Impaired Ability to Recognize Facial Expressions is Linked to Sleep Deprivation

A study out of the University of Arizona Psychology Department found that a rough night’s sleep may impair your ability to read the room when it comes to facial expressions.

Published in Neurobiology of Sleep and Circadian Rhythms, the research reported that participants who were sleep deprived had a harder time recognizing happy and sad facial expressions than those who were well rested.

However, it is notable that sleep-deprived participants did not show any impairment in recognizing other emotional facial expressions like anger, surprise, fear, and disgust.  That may be because those expressions and emotions are more primitive, and they are wired differently in our brains to help us survive dangers.

Research was led by the UA professor of psychology, psychiatry, and medical imaging, Dr. William D.S. Killgore.

Social emotions like sadness and happiness do not indicate threat like anger and fear do, so they are emotions that are not as necessary for immediate survival.  When we are sleep deprived, we are more likely to dedicate all resources to recognizing only things that put us in immediate danger.

Dr. Killgore notes that even when you are sleep deprived, you should still be able to identify when someone is trying to harm you.  In that kind of situation, being able to read whether someone is happy or sad is not that important, so social emotions are put on the backburner when your body is trying to fight the effects of exhaustion.

Dr. Killgore collected data from previous research that focused on how sleep deprivation affects emotional, social, and moral judgements.

Fifty-four people were analyzed in this study.  They each were shown a photograph of the same man’s face expressing different degrees of emotions like sadness, anger, fear, happiness, disgust, and surprise.  The participants then had to determine which of those emotions was being expressed on the man’s face.

The images were intentionally somewhat ambiguous, using commonly confused expressions that were morphed and modified by a computer program.  For example, one expression may have shown 30% surprise and 70% sadness.  This was done to analyze the participants’ ability to recognize more subtle expressions.  A total of 180 images of blended facial expressions were shown in each session.

The baseline response to the photographs when well-rested were compared to their responses after one night of sleep deprivation.

The more obvious facial expressions, like a frown or grin, could be identified without any problem, regardless of how much sleep that person got the night before; however, tired participants had a tough time recognizing subtle expressions of sadness and happiness, even though their ability to identify other emotions was not impaired.

After a good night’s sleep, the participants had no problems recognizing those sad and happy expressions, immediately returning to baseline level after recovery sleep.

The difference between the two was not as significant as some might hope; however, it is enough evidence to suggest that long-term sleep deprivation could have a significant effect on social interactions.

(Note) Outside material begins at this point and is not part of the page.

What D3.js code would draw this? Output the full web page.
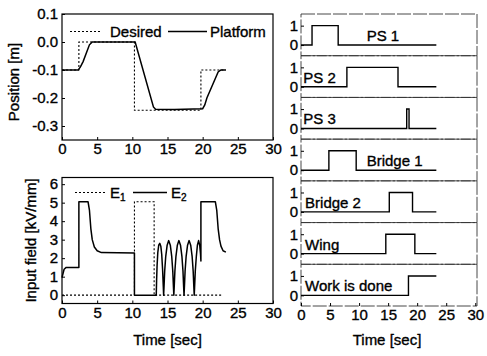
<!DOCTYPE html>
<html><head><meta charset="utf-8">
<script src="https://cdn.jsdelivr.net/npm/d3@7"></script>
<style>
html,body{margin:0;padding:0;background:#fff;}
svg text{font-family:"Liberation Sans",Arial,Helvetica,sans-serif;fill:#000;stroke:#000;stroke-width:0.35px;}
</style></head>
<body><svg id="c" width="487" height="356"></svg>
<script>
// ---- data ----
const xTicks = [0, 5, 10, 15, 20, 25, 30];
const posTicks = [-0.3, -0.2, -0.1, 0.0, 0.1];
const fieldTicks = [0, 1, 2, 3, 4, 5, 6];
const stateTicks = [0, 1];

const desiredT = [0, 2.4, 2.4, 10.3, 10.3, 19.75, 19.75, 23.3];
const desiredV = [-0.1, -0.1, 0, 0, -0.244, -0.244, -0.1, -0.1];

const platformT = [0, 2.3, 2.6, 3.0, 3.9, 4.3, 10.4, 13.0, 13.3, 16.0, 20.0, 20.3, 20.6, 22.2, 22.6, 23.3];
const platformV = [-0.1, -0.1, -0.09, -0.07, -0.01, 0, 0, -0.232, -0.24, -0.241, -0.238, -0.225, -0.2, -0.107, -0.1, -0.1];

const e1T = [0, 10.3, 10.3, 13.1, 13.1, 22.8];
const e1V = [0, 0, 5.05, 5.05, 0, 0];

const e2T = [0, 0.3, 0.6, 2.4, 2.4, 3.7, 3.9, 4.1, 4.3, 4.6, 5.0, 5.6, 10.3, 10.3, 13.4,
  13.45, 13.52, 13.62, 13.75, 13.9, 14.05, 14.18, 14.3, 14.4, 14.45,
  14.5, 14.6, 14.75, 14.95, 15.17, 15.4, 15.6, 15.75, 15.85, 15.9,
  15.95, 16.05, 16.2, 16.4, 16.62, 16.85, 17.05, 17.2, 17.3, 17.35,
  17.4, 17.5, 17.65, 17.85, 18.07, 18.3, 18.5, 18.65, 18.75, 18.8,
  18.85, 18.95, 19.1, 19.25, 19.42, 19.58, 19.7, 19.75, 19.75,
  21.8, 22.0, 22.2, 22.4, 22.6, 22.9, 23.3];
const e2V = [0.95, 1.4, 1.5, 1.5, 5.05, 5.05, 4.6, 3.6, 3.0, 2.6, 2.4, 2.3, 2.28, 0, 0,
  0.8, 1.6, 2.3, 2.7, 2.8, 2.65, 2.2, 1.4, 0.5, 0,
  0.4, 1.3, 2.1, 2.7, 2.95, 2.7, 2.1, 1.3, 0.4, 0,
  0.4, 1.3, 2.1, 2.7, 2.95, 2.7, 2.1, 1.3, 0.4, 0,
  0.4, 1.3, 2.1, 2.7, 2.95, 2.7, 2.1, 1.3, 0.4, 0,
  0.4, 1.3, 2.1, 2.7, 2.95, 2.7, 2.2, 1.85, 5.05,
  5.05, 4.6, 3.6, 3.0, 2.65, 2.4, 2.33];

const stateNames = ["PS 1", "PS 2", "PS 3", "Bridge 1", "Bridge 2", "Wing", "Work is done"];
const stateT = [
  [0, 1.9, 6.4, 23.3],
  [0, 7.9, 16.7, 23.3],
  [0, 18.2, 18.6, 23.3],
  [0, 4.8, 9.5, 23.3],
  [0, 15.2, 19.2, 23.3],
  [0, 14.6, 19.6, 23.3],
  [0, 18.5, 23.3]
];
const stateV = [
  [0, 1, 0, 0],
  [0, 1, 0, 0],
  [0, 1, 0, 0],
  [0, 1, 0, 0],
  [0, 1, 0, 0],
  [0, 1, 0, 0],
  [0, 1, 1]
];
const stateLabelAt = [11.3, 0.4, 0.4, 11.3, 0.7, 0.7, 0.7];

// ---- layout ----
const svg = d3.select("#c");
const FS = 15;
const L = {x0: 62, x1: 273};
const TOP = {y0: 14, y1: 140};
const BOT = {y0: 177.5, y1: 303.5};
const R = {x0: 301, x1: 477, y0: 14, y1: 306};

const xL = d3.scaleLinear().domain([0, 30]).range([L.x0, L.x1]);
const yPos = d3.scaleLinear().domain([-0.35, 0.1]).range([TOP.y1, TOP.y0]);
const yField = d3.scaleLinear().domain([-0.45, 6.36]).range([BOT.y1, BOT.y0]);
const xR = d3.scaleLinear().domain([0, 30.3]).range([R.x0, R.x1]);
const fmtInt = d3.format("d");

function styleAxis(g) {
  g.select(".domain").remove();
  g.selectAll("line").attr("stroke", "#000").attr("stroke-width", 1);
  g.selectAll("text").attr("font-size", FS).attr("font-family", '"Liberation Sans",Arial,sans-serif');
}
function frame(x0, y0, x1, y1, dash) {
  svg.append("rect").attr("x", x0).attr("y", y0).attr("width", x1 - x0).attr("height", y1 - y0)
    .attr("fill", "none").attr("stroke", dash ? "#333" : "#000").attr("stroke-width", dash ? 0.9 : 1.2)
    .attr("stroke-dasharray", dash || null);
}
const zip = (t, v) => t.map((d, i) => [d, v[i]]);

// ---- top-left: position ----
svg.append("g").attr("transform", `translate(0,${TOP.y1})`)
  .call(d3.axisBottom(xL).tickValues(xTicks).tickSize(-3).tickPadding(3).tickFormat(fmtInt)).call(styleAxis);
svg.append("g").attr("transform", `translate(${L.x0},0)`)
  .call(d3.axisLeft(yPos).tickValues(posTicks).tickSize(-3).tickPadding(4).tickFormat(d => d.toFixed(1))).call(styleAxis);
frame(L.x0, TOP.y0, L.x1, TOP.y1);

const lineP = d3.line().x(d => xL(d[0])).y(d => yPos(d[1]));
svg.append("path").attr("d", lineP(zip(desiredT, desiredV))).attr("fill", "none")
  .attr("stroke", "#000").attr("stroke-width", 1.1).attr("stroke-dasharray", "2,2");
svg.append("path").attr("d", lineP(zip(platformT, platformV))).attr("fill", "none")
  .attr("stroke", "#000").attr("stroke-width", 1.5);

// legend top
svg.append("line").attr("x1", 70).attr("x2", 102).attr("y1", 31.5).attr("y2", 31.5)
  .attr("stroke", "#000").attr("stroke-width", 1.1).attr("stroke-dasharray", "2,2");
svg.append("text").attr("x", 110).attr("y", 37).attr("font-size", FS).text("Desired");
svg.append("line").attr("x1", 168).attr("x2", 207).attr("y1", 31.5).attr("y2", 31.5)
  .attr("stroke", "#000").attr("stroke-width", 1.5);
svg.append("text").attr("x", 210).attr("y", 37).attr("font-size", FS).text("Platform");

svg.append("text").attr("transform", "translate(19,82) rotate(-90)").attr("text-anchor", "middle")
  .attr("font-size", FS).text("Position [m]");

// ---- bottom-left: input field ----
svg.append("g").attr("transform", `translate(0,${BOT.y1})`)
  .call(d3.axisBottom(xL).tickValues(xTicks).tickSize(-3).tickPadding(4).tickFormat(fmtInt)).call(styleAxis);
svg.append("g").attr("transform", `translate(${L.x0},0)`)
  .call(d3.axisLeft(yField).tickValues(fieldTicks).tickSize(-3).tickPadding(4).tickFormat(fmtInt)).call(styleAxis);
frame(L.x0, BOT.y0, L.x1, BOT.y1);

const lineF = d3.line().x(d => xL(d[0])).y(d => yField(d[1]));
svg.append("path").attr("d", lineF(zip(e1T, e1V))).attr("fill", "none")
  .attr("stroke", "#000").attr("stroke-width", 1.1).attr("stroke-dasharray", "2,2");
svg.append("path").attr("d", lineF(zip(e2T, e2V))).attr("fill", "none")
  .attr("stroke", "#000").attr("stroke-width", 1.5).attr("stroke-linejoin", "round");

// legend bottom
svg.append("line").attr("x1", 75).attr("x2", 107).attr("y1", 192.5).attr("y2", 192.5)
  .attr("stroke", "#000").attr("stroke-width", 1.1).attr("stroke-dasharray", "2,2");
const t1 = svg.append("text").attr("x", 110).attr("y", 198).attr("font-size", FS);
t1.append("tspan").text("E");
t1.append("tspan").attr("font-size", 10).attr("dy", 3).text("1");
svg.append("line").attr("x1", 133).attr("x2", 167).attr("y1", 192.5).attr("y2", 192.5)
  .attr("stroke", "#000").attr("stroke-width", 1.5);
const t2 = svg.append("text").attr("x", 171).attr("y", 198).attr("font-size", FS);
t2.append("tspan").text("E");
t2.append("tspan").attr("font-size", 10).attr("dy", 3).text("2");

svg.append("text").attr("transform", `translate(36,${(BOT.y0 + BOT.y1) / 2}) rotate(-90)`).attr("text-anchor", "middle")
  .attr("font-size", FS).text("Input field [kV/mm]");
svg.append("text").attr("x", (L.x0 + L.x1) / 2).attr("y", 345).attr("text-anchor", "middle")
  .attr("font-size", FS).text("Time [sec]");

// ---- right: state panels ----
const nP = stateNames.length;
const pH = (R.y1 - R.y0) / nP;
stateNames.forEach((name, i) => {
  const top = R.y0 + i * pH;
  const yS = d3.scaleLinear().domain([-0.55, 1.6]).range([top + pH, top]);
  frame(R.x0, top, R.x1, top + pH, "14,2");
  svg.append("g").attr("transform", `translate(${R.x0},0)`)
    .call(d3.axisLeft(yS).tickValues(stateTicks).tickSize(-3).tickPadding(3).tickFormat(fmtInt)).call(styleAxis);
  const ln = d3.line().curve(d3.curveStepAfter).x(d => xR(d[0])).y(d => yS(d[1]));
  svg.append("path").attr("d", ln(zip(stateT[i], stateV[i]))).attr("fill", "none")
    .attr("stroke", "#000").attr("stroke-width", 1.4);
  svg.append("text").attr("x", xR(stateLabelAt[i])).attr("y", yS(0) - 4).attr("font-size", FS).text(name);
});
svg.append("g").attr("transform", `translate(0,${R.y1})`)
  .call(d3.axisBottom(xR).tickValues(xTicks).tickSize(-3).tickPadding(3).tickFormat(fmtInt)).call(styleAxis);
svg.append("text").attr("x", 387).attr("y", 345).attr("text-anchor", "middle")
  .attr("font-size", FS).text("Time [sec]");
</script></body></html>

Dr. Killgore notes that in this society, most people are not able to get the recommended seven to eight hours of sleep each night, with the average being less than six hours of sleep.  This could impair the ability to read common emotions and, therefore, interfere with daily interactions.  For instance, you may respond inappropriately to a person who is sad because you thought they were angry.  Social emotions are uniquely human, so not being able to identify those in other people could lead to some serious complications in everyday life.  You would be unable to read what your spouse or partner needs from you as well.

This research was built onto the existing work focused on how sleep deprivation affects the brain’s prefrontal cortex, which is responsible for making decisions, judgements, and using emotions.

An earlier study from Harvard found that sleep deprivation causes a disconnect between the prefrontal cortex and the amygdala, which is the part of the brain that helps you respond to emotions.

Essentially, these two parts of the brain control emotions and help us recognize those expressions on others, and sleep deprivation causes them to lose their communication.  The point of this study was to test that theory from the Harvard study, and Dr. Killgore is confident that it does.


Rachael Herman is a professional writer with an extensive background in medical writing, research, and language development.